------ Data provided ------

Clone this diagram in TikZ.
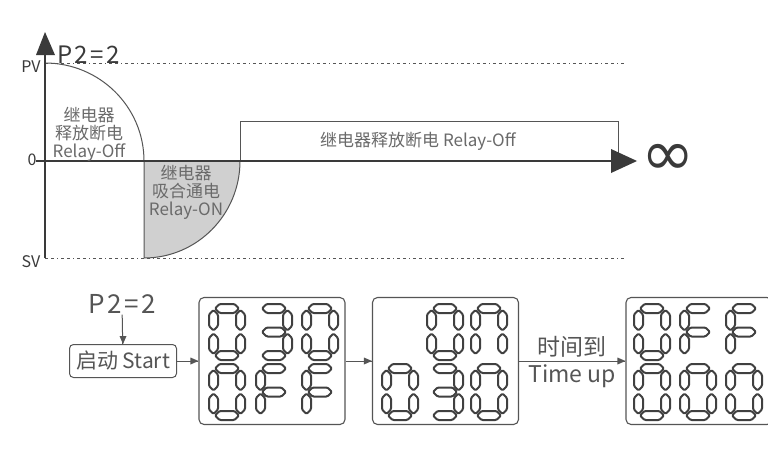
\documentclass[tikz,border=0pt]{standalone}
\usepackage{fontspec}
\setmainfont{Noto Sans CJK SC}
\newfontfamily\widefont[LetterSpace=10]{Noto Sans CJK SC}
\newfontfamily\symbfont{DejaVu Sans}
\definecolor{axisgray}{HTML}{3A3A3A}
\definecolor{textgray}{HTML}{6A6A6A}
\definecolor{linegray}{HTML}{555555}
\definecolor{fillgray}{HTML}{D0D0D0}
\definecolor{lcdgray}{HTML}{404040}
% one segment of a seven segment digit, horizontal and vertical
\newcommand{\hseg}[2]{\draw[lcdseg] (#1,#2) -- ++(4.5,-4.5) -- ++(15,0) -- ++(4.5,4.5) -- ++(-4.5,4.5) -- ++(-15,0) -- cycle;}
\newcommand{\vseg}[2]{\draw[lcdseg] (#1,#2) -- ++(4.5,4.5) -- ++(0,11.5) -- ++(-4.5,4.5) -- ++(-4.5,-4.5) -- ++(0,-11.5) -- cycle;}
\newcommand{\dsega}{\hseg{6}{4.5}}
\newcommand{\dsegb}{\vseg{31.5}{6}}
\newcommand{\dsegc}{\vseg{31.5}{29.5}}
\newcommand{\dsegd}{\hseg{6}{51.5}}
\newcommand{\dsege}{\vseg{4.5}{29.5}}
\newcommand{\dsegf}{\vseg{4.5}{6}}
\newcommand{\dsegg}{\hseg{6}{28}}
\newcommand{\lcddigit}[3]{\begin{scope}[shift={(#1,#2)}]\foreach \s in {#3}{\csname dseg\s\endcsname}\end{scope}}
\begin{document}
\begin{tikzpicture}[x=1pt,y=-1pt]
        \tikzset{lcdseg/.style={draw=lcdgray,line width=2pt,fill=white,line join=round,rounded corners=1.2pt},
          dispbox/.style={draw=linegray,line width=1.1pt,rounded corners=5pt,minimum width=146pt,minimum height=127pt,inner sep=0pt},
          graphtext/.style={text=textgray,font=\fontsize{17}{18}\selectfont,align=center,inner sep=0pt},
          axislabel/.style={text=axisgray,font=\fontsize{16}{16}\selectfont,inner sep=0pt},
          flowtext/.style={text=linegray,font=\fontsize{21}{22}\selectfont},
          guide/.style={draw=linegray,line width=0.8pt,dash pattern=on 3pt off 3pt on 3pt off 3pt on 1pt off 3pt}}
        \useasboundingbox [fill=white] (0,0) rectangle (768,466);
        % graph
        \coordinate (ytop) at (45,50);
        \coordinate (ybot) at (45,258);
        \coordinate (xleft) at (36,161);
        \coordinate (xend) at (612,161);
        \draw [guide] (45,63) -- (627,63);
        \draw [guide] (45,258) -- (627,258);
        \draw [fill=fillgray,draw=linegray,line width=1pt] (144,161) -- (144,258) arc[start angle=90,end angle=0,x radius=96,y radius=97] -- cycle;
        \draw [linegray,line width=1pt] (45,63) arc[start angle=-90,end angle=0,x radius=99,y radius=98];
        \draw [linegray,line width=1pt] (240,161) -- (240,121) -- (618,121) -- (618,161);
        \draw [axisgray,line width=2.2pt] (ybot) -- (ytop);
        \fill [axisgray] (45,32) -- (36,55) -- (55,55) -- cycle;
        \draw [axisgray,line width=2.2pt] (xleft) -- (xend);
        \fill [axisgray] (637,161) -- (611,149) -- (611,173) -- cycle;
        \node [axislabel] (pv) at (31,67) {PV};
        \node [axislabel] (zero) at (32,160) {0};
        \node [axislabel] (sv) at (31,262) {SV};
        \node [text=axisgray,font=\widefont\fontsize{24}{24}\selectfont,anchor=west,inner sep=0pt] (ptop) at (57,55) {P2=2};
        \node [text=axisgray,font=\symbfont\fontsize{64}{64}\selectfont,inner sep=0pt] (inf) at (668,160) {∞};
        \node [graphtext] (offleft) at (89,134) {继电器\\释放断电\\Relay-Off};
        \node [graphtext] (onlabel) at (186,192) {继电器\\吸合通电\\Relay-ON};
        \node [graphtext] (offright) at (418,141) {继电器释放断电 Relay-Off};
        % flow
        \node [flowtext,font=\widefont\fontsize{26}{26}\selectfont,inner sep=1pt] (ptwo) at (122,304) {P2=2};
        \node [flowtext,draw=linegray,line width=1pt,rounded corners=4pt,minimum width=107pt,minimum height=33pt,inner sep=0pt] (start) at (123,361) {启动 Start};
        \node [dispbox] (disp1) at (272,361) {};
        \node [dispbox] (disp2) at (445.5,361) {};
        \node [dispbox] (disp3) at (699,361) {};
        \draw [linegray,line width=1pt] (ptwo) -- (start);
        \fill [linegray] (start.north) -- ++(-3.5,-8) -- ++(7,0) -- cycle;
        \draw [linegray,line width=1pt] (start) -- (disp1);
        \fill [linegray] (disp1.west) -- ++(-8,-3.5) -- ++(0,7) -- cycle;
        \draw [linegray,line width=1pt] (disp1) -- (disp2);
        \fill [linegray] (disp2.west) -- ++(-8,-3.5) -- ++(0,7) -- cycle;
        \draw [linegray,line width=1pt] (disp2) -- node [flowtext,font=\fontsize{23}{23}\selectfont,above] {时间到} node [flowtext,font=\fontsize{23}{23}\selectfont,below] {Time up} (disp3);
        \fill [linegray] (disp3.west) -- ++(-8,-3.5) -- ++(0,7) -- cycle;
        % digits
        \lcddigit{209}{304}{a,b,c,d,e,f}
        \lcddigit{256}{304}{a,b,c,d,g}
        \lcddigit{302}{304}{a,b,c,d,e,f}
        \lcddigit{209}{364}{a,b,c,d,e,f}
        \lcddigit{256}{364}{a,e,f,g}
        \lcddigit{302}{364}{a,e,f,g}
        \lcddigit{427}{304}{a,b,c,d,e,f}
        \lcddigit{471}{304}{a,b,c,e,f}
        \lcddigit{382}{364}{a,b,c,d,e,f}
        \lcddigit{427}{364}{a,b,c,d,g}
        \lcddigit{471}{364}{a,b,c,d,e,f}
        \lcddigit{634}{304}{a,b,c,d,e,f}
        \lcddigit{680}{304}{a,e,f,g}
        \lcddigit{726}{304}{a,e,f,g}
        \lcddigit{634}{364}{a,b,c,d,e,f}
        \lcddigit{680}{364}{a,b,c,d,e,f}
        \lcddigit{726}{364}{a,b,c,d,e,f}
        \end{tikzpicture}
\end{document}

------

- _Problem to solve_: Your task is an exact transcription of all the data, minus the pictures.

- _Solution_:
Clone this diagram in TikZ.
\documentclass[tikz,border=0pt]{standalone}
\usepackage{fontspec}
\setmainfont{Noto Sans CJK SC}
\newfontfamily\widefont[LetterSpace=10]{Noto Sans CJK SC}
\newfontfamily\symbfont{DejaVu Sans}
\definecolor{axisgray}{HTML}{3A3A3A}
\definecolor{textgray}{HTML}{6A6A6A}
\definecolor{linegray}{HTML}{555555}
\definecolor{fillgray}{HTML}{D0D0D0}
\definecolor{lcdgray}{HTML}{404040}
% one segment of a seven segment digit, horizontal and vertical
\newcommand{\hseg}[2]{\draw[lcdseg] (#1,#2) -- ++(4.5,-4.5) -- ++(15,0) -- ++(4.5,4.5) -- ++(-4.5,4.5) -- ++(-15,0) -- cycle;}
\newcommand{\vseg}[2]{\draw[lcdseg] (#1,#2) -- ++(4.5,4.5) -- ++(0,11.5) -- ++(-4.5,4.5) -- ++(-4.5,-4.5) -- ++(0,-11.5) -- cycle;}
\newcommand{\dsega}{\hseg{6}{4.5}}
\newcommand{\dsegb}{\vseg{31.5}{6}}
\newcommand{\dsegc}{\vseg{31.5}{29.5}}
\newcommand{\dsegd}{\hseg{6}{51.5}}
\newcommand{\dsege}{\vseg{4.5}{29.5}}
\newcommand{\dsegf}{\vseg{4.5}{6}}
\newcommand{\dsegg}{\hseg{6}{28}}
\newcommand{\lcddigit}[3]{\begin{scope}[shift={(#1,#2)}]\foreach \s in {#3}{\csname dseg\s\endcsname}\end{scope}}
\begin{document}
\begin{tikzpicture}[x=1pt,y=-1pt]
        \tikzset{lcdseg/.style={draw=lcdgray,line width=2pt,fill=white,line join=round,rounded corners=1.2pt},
          dispbox/.style={draw=linegray,line width=1.1pt,rounded corners=5pt,minimum width=146pt,minimum height=127pt,inner sep=0pt},
          graphtext/.style={text=textgray,font=\fontsize{17}{18}\selectfont,align=center,inner sep=0pt},
          axislabel/.style={text=axisgray,font=\fontsize{16}{16}\selectfont,inner sep=0pt},
          flowtext/.style={text=linegray,font=\fontsize{21}{22}\selectfont},
          guide/.style={draw=linegray,line width=0.8pt,dash pattern=on 3pt off 3pt on 3pt off 3pt on 1pt off 3pt}}
        \useasboundingbox [fill=white] (0,0) rectangle (768,466);
        % graph
        \coordinate (ytop) at (45,50);
        \coordinate (ybot) at (45,258);
        \coordinate (xleft) at (36,161);
        \coordinate (xend) at (612,161);
        \draw [guide] (45,63) -- (627,63);
        \draw [guide] (45,258) -- (627,258);
        \draw [fill=fillgray,draw=linegray,line width=1pt] (144,161) -- (144,258) arc[start angle=90,end angle=0,x radius=96,y radius=97] -- cycle;
        \draw [linegray,line width=1pt] (45,63) arc[start angle=-90,end angle=0,x radius=99,y radius=98];
        \draw [linegray,line width=1pt] (240,161) -- (240,121) -- (618,121) -- (618,161);
        \draw [axisgray,line width=2.2pt] (ybot) -- (ytop);
        \fill [axisgray] (45,32) -- (36,55) -- (55,55) -- cycle;
        \draw [axisgray,line width=2.2pt] (xleft) -- (xend);
        \fill [axisgray] (637,161) -- (611,149) -- (611,173) -- cycle;
        \node [axislabel] (pv) at (31,67) {PV};
        \node [axislabel] (zero) at (32,160) {0};
        \node [axislabel] (sv) at (31,262) {SV};
        \node [text=axisgray,font=\widefont\fontsize{24}{24}\selectfont,anchor=west,inner sep=0pt] (ptop) at (57,55) {P2=2};
        \node [text=axisgray,font=\symbfont\fontsize{64}{64}\selectfont,inner sep=0pt] (inf) at (668,160) {∞};
        \node [graphtext] (offleft) at (89,134) {继电器\\释放断电\\Relay-Off};
        \node [graphtext] (onlabel) at (186,192) {继电器\\吸合通电\\Relay-ON};
        \node [graphtext] (offright) at (418,141) {继电器释放断电 Relay-Off};
        % flow
        \node [flowtext,font=\widefont\fontsize{26}{26}\selectfont,inner sep=1pt] (ptwo) at (122,304) {P2=2};
        \node [flowtext,draw=linegray,line width=1pt,rounded corners=4pt,minimum width=107pt,minimum height=33pt,inner sep=0pt] (start) at (123,361) {启动 Start};
        \node [dispbox] (disp1) at (272,361) {};
        \node [dispbox] (disp2) at (445.5,361) {};
        \node [dispbox] (disp3) at (699,361) {};
        \draw [linegray,line width=1pt] (ptwo) -- (start);
        \fill [linegray] (start.north) -- ++(-3.5,-8) -- ++(7,0) -- cycle;
        \draw [linegray,line width=1pt] (start) -- (disp1);
        \fill [linegray] (disp1.west) -- ++(-8,-3.5) -- ++(0,7) -- cycle;
        \draw [linegray,line width=1pt] (disp1) -- (disp2);
        \fill [linegray] (disp2.west) -- ++(-8,-3.5) -- ++(0,7) -- cycle;
        \draw [linegray,line width=1pt] (disp2) -- node [flowtext,font=\fontsize{23}{23}\selectfont,above] {时间到} node [flowtext,font=\fontsize{23}{23}\selectfont,below] {Time up} (disp3);
        \fill [linegray] (disp3.west) -- ++(-8,-3.5) -- ++(0,7) -- cycle;
        % digits
        \lcddigit{209}{304}{a,b,c,d,e,f}
        \lcddigit{256}{304}{a,b,c,d,g}
        \lcddigit{302}{304}{a,b,c,d,e,f}
        \lcddigit{209}{364}{a,b,c,d,e,f}
        \lcddigit{256}{364}{a,e,f,g}
        \lcddigit{302}{364}{a,e,f,g}
        \lcddigit{427}{304}{a,b,c,d,e,f}
        \lcddigit{471}{304}{a,b,c,e,f}
        \lcddigit{382}{364}{a,b,c,d,e,f}
        \lcddigit{427}{364}{a,b,c,d,g}
        \lcddigit{471}{364}{a,b,c,d,e,f}
        \lcddigit{634}{304}{a,b,c,d,e,f}
        \lcddigit{680}{304}{a,e,f,g}
        \lcddigit{726}{304}{a,e,f,g}
        \lcddigit{634}{364}{a,b,c,d,e,f}
        \lcddigit{680}{364}{a,b,c,d,e,f}
        \lcddigit{726}{364}{a,b,c,d,e,f}
        \end{tikzpicture}
\end{document}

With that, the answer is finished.